_STORED DATA_
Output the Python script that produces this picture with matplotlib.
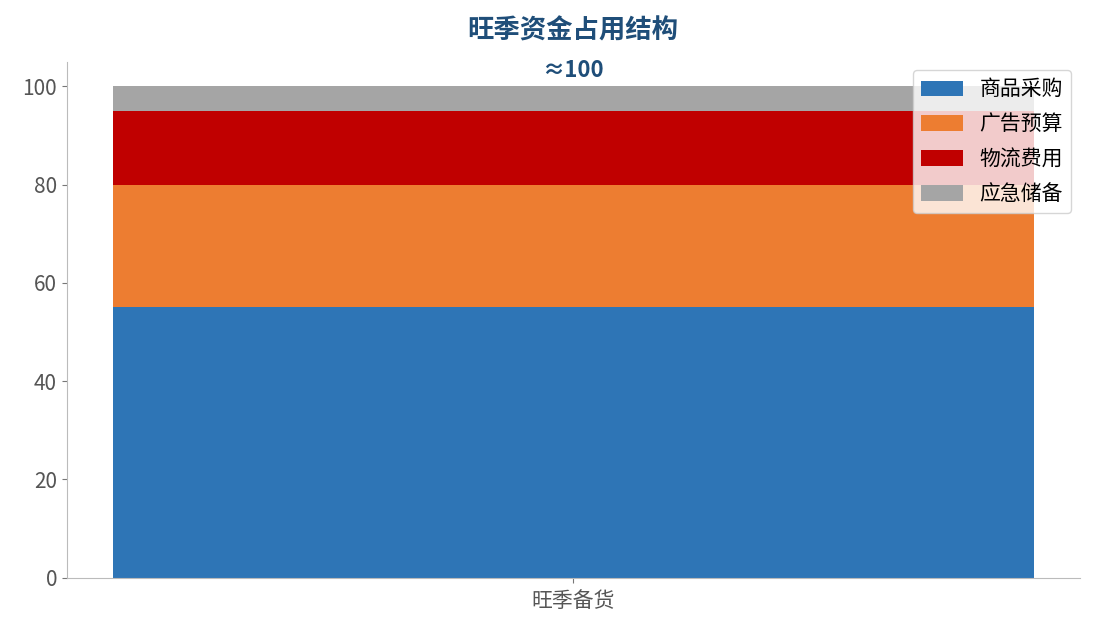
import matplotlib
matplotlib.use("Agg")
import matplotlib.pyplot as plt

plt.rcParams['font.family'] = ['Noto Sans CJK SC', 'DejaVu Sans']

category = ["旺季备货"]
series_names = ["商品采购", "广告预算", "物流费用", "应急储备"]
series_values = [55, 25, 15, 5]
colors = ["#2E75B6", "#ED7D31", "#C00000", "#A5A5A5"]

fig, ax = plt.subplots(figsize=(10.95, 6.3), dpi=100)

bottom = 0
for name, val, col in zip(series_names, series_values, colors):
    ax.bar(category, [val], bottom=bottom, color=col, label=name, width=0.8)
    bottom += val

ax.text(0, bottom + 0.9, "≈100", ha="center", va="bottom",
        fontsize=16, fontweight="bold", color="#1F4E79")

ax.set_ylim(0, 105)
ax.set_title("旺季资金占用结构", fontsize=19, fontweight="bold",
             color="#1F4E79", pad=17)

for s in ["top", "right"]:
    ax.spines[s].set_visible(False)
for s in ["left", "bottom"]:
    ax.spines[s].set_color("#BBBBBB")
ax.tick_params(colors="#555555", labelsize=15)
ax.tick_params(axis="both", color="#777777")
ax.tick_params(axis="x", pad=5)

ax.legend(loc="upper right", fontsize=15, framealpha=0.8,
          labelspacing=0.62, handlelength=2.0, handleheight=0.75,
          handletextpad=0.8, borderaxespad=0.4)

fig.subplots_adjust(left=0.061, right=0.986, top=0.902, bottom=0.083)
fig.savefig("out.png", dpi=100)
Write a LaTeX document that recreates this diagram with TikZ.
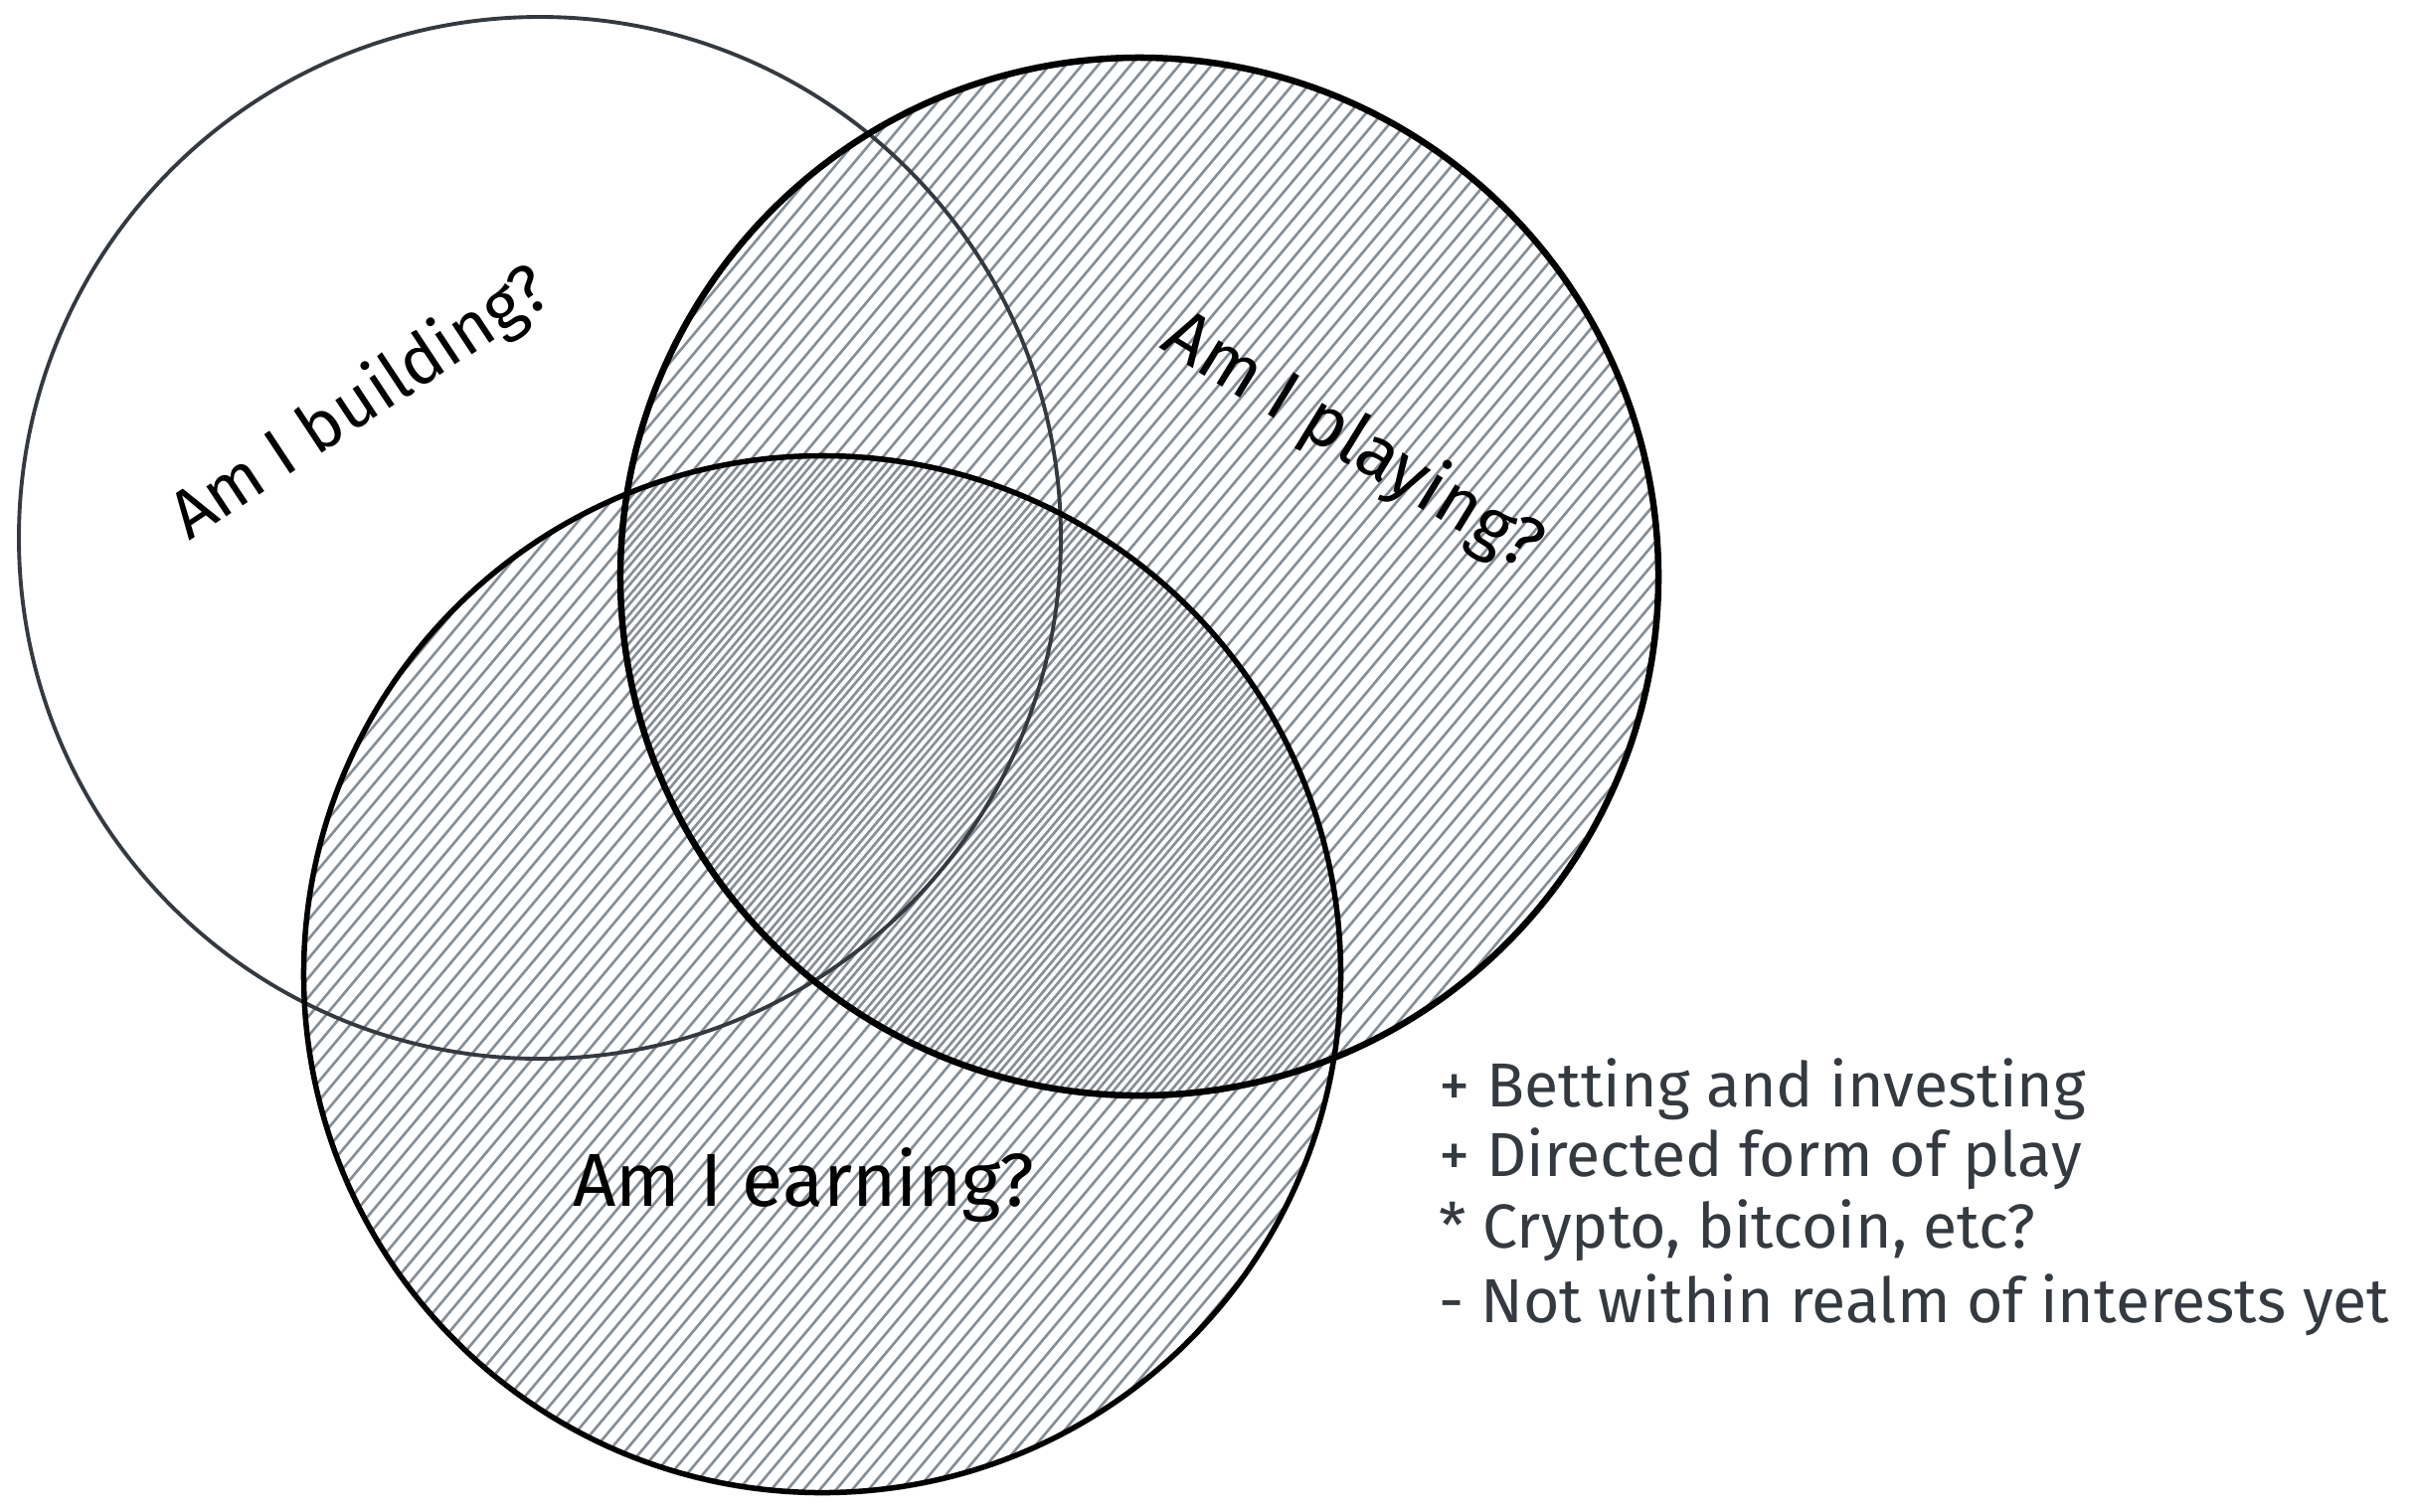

_EXERCISE REQUIREMENTS_
The pictures should not be reproduced; quote all of the other material exactly.

_ANSWER TO THIS EXERCISE_
Output the Python script that produces this picture with matplotlib.
import matplotlib
matplotlib.use("Agg")
import matplotlib.pyplot as plt

plt.rcParams['font.family'] = ['Noto Sans CJK SC', 'DejaVu Sans']

category = ["旺季备货"]
series_names = ["商品采购", "广告预算", "物流费用", "应急储备"]
series_values = [55, 25, 15, 5]
colors = ["#2E75B6", "#ED7D31", "#C00000", "#A5A5A5"]

fig, ax = plt.subplots(figsize=(10.95, 6.3), dpi=100)

bottom = 0
for name, val, col in zip(series_names, series_values, colors):
    ax.bar(category, [val], bottom=bottom, color=col, label=name, width=0.8)
    bottom += val

ax.text(0, bottom + 0.9, "≈100", ha="center", va="bottom",
        fontsize=16, fontweight="bold", color="#1F4E79")

ax.set_ylim(0, 105)
ax.set_title("旺季资金占用结构", fontsize=19, fontweight="bold",
             color="#1F4E79", pad=17)

for s in ["top", "right"]:
    ax.spines[s].set_visible(False)
for s in ["left", "bottom"]:
    ax.spines[s].set_color("#BBBBBB")
ax.tick_params(colors="#555555", labelsize=15)
ax.tick_params(axis="both", color="#777777")
ax.tick_params(axis="x", pad=5)

ax.legend(loc="upper right", fontsize=15, framealpha=0.8,
          labelspacing=0.62, handlelength=2.0, handleheight=0.75,
          handletextpad=0.8, borderaxespad=0.4)

fig.subplots_adjust(left=0.061, right=0.986, top=0.902, bottom=0.083)
fig.savefig("out.png", dpi=100)
Write a LaTeX document that recreates this diagram with TikZ.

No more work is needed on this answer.